Accurate forcing data is a prerequisite for streamflow simulation and is also a subject of particular interest within the context of uncertainty quantification in hydrologic modeling. In hydrology, input uncertainty has been treated as an extension to a model parameter estimation problem (Beven and Binley 1992; Gupta et al. 1998; Vrugt et al. 2005). Errors in rainfall, typically derived from rain gauge networks, are assumed to be consistent and uniform within individual storms, and multipliers are used to perturb storm depth on an event-by-event basis (Kavetski et al. 2006; Vrugt et al. 2008). We anticipate results from our study will help guide the hydrologic community toward proper treatment of rainfall uncertainty, with particular consideration of the instrument(s) used to estimate rainfall. Instrument-specific errors are important in the context of prediction in ungauged basins owing to the recent availability of rainfall from remote sensing systems. This article is also meant to target the radar meteorology community, who desire an answer to the following questions: Will dual-polarized radar improve hydrologic modeling skill including extreme events such as flash floods? Do improvements in the accuracy or precision with polarimetric rainfall estimates result in better hydrologic simulations, or both?

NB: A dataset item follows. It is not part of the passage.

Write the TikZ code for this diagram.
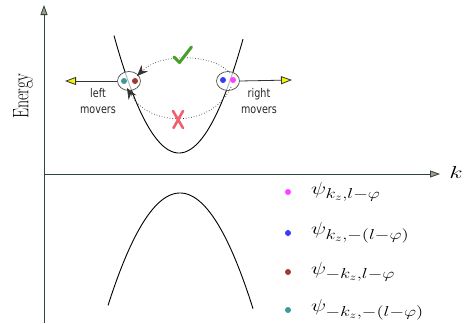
\documentclass[tikz,border=0pt]{standalone}
\usepackage{fontspec}
\newfontfamily\labelfont{DejaVu Sans}
\usetikzlibrary{arrows.meta,shapes.geometric}
\DeclareMathSizes{17}{17}{14}{10}
\definecolor{axiscol}{HTML}{34463A}
\definecolor{tipgray}{HTML}{A09A90}
\definecolor{tipyellow}{HTML}{F5F500}
\definecolor{cmag}{HTML}{FF40FF}
\definecolor{cblue}{HTML}{3A3AFF}
\definecolor{cmaroon}{HTML}{A03838}
\definecolor{cteal}{HTML}{3A9A98}
\definecolor{cgreen}{HTML}{4A9E2A}
\definecolor{cred}{HTML}{F06070}
\newcommand{\widetext}[1]{\scalebox{1.42}[1]{#1}}
\newcommand{\legendwide}[1]{\scalebox{1.3}[1]{#1}}
\newcommand{\narrowtext}[1]{\scalebox{0.8}[1]{#1}}
\tikzset{
  axis/.style={draw=axiscol, line width=0.8pt, -{Triangle[length=10pt,width=7pt,fill=tipgray]}},
  curve/.style={draw=black, line width=0.9pt},
  moverbox/.style={ellipse, draw=black!70, line width=0.7pt, fill=white, fill opacity=0.7, minimum width=23pt, minimum height=19pt, inner sep=0pt},
  moverarrow/.style={draw=black!80, line width=0.8pt, -{Triangle[length=11pt,width=8pt,fill=tipyellow]}},
  dot/.style={circle, inner sep=0pt, minimum size=6pt},
  scatter/.style={draw=black!80, line width=0.7pt, dotted, -{Stealth[length=11pt,width=9pt]}},
  movertext/.style={font=\labelfont\fontsize{12}{15.5}\selectfont, align=center, text=black!85},
  legendtext/.style={anchor=west, font=\fontsize{17}{20}\selectfont, inner sep=0pt},
}
\begin{document}
\begin{tikzpicture}[x=1pt,y=-1pt]
\useasboundingbox (0,0) rectangle (469,324);
% axes
\coordinate (o) at (44,174);
\coordinate (ytop) at (44,5);
\coordinate (ybot) at (44,323);
\coordinate (xend) at (440,174);
\draw[axis] (ybot) -- (ytop);
\draw[axis] (o) -- (xend);
\node[font=\fontsize{18}{20}\selectfont] (k) at (456,172) {\widetext{$k$}};
\node[rotate=90, font=\fontsize{16}{18}\selectfont] (energy) at (23,96) {\scalebox{1}[1.4]{Energy}};
% bands
\draw[curve] plot[domain=-65:64, samples=80] ({179+\x},{153-0.0278*\x*\x});
\draw[curve] plot[domain=-72:73, samples=80] ({180+\x},{193+0.0217*\x*\x});
% movers
\node[moverbox] (L) at (129,81) {};
\node[moverbox] (R) at (228,81) {};
\node[dot, fill=cteal] (Lt) at (124,81) {};
\node[dot, fill=cmaroon] (Lm) at (135,81) {};
\node[dot, fill=cblue] (Rb) at (223,80) {};
\node[dot, fill=cmag] (Rm) at (233,80) {};
\coordinate (lend) at (65,81);
\coordinate (rend) at (292,80);
\draw[moverarrow] (L.west) -- (lend);
\draw[moverarrow] (R.east) -- (rend);
\node[movertext] (ltext) at (98,101) {\narrowtext{left}\\\narrowtext{movers}};
\node[movertext] (rtext) at (259,101) {\narrowtext{right}\\\narrowtext{movers}};
% scattering
\coordinate (ts) at (230,73);
\coordinate (te) at (137,76);
\coordinate (bs) at (231,87);
\coordinate (be) at (127,88);
\draw[scatter] (ts) .. controls (212,53) and (160,53) .. (te);
\draw[scatter] (bs) .. controls (212,128) and (150,128) .. (be);
% check and cross
\draw[cgreen, line width=3pt, line cap=round, line join=round] (174,57) -- (179.5,62.5) -- (191.5,47);
\draw[cred, line width=2.6pt, line cap=round] (173,111) -- (183,128) (183,111) -- (173.5,128);
% legend
\node[dot, fill=cmag] (d1) at (288,192) {};
\node[dot, fill=cblue] (d2) at (288,233) {};
\node[dot, fill=cmaroon] (d3) at (288,272) {};
\node[dot, fill=cteal] (d4) at (288,310) {};
\node[legendtext] (t1) at (311,192) {\legendwide{$\psi_{k_z,l-\varphi}$}};
\node[legendtext] (t2) at (311,233) {\legendwide{$\psi_{k_z,-(l-\varphi)}$}};
\node[legendtext] (t3) at (311,272) {\legendwide{$\psi_{-k_z,l-\varphi}$}};
\node[legendtext] (t4) at (311,310) {\legendwide{$\psi_{-k_z,-(l-\varphi)}$}};
\end{tikzpicture}
\end{document}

Studies of rainfall estimates from polarimetric radar as inputs to hydrologic models have been performed for significant flash flooding events in the Buffalo Creek watershed near Denver, Colorado, and in the Spring Creek watershed in Ft. Collins, Colorado (Yates et al. 2000; Ogden et al. 2000). Yates et al. (2000) used rainfall estimates from the National Center for Atmospheric Research (NCAR) S-band, dual-polarization radar (S-pol) to calibrate the U.S. Geological Survey (USGS) Precipitation–Runoff Modeling System (Leavesley and Stannard 1995). Runoff sensitivity tests were conducted with different rainfall forcings, which highlighted the complex, nonlinear response of the watershed. Simulated discharge was found to be sensitive to the different rainfall forcings (i.e., dual polarimetric versus single polarimetric). Ogden et al. (2000) calibrated the Cascade Two-Dimensional (CASC2D) model (Julien et al. 1995) with forcing from Colorado State University (CSU)–University of Chicago–Illinois State Water Survey (CHILL) S-band, dual-polarization radar. A single parameter—soil saturated hydraulic conductivity—was calibrated from rainfall–runoff observations of a storm that occurred earlier in the day that saturated soils and raised water levels in the nearby Horsetooth reservoir. These designated parameter settings were then transferred to the Spring Creek watershed for the flooding event, and reference simulations were created with inputs from CHILL rainfall estimates. Sensitivity studies indicated errors in the spatiotemporal distribution of rainfall estimation impacted runoff simulations more significantly than details represented in the hydrologic model’s land surface parameters. Both studies used indirect peak discharge estimated from the USGS to compare with hydrologic model results, and both found model parameter settings using event-based forcing from the polarimetric radar-rainfall estimates; that is, the model parameters settings were dependent on the polarimetric rainfall forcing. These singular storm studies demonstrated the potential applicability of dual-polarization radar in hydrologic modeling, but the transferability of the results to calibrated, continuous hydrologic simulation of multiple events remains an open question. The study undertaken will evaluate dual-polarization rainfall estimates as inputs to a calibrated, distributed hydrologic model for a comprehensive dataset of storm events.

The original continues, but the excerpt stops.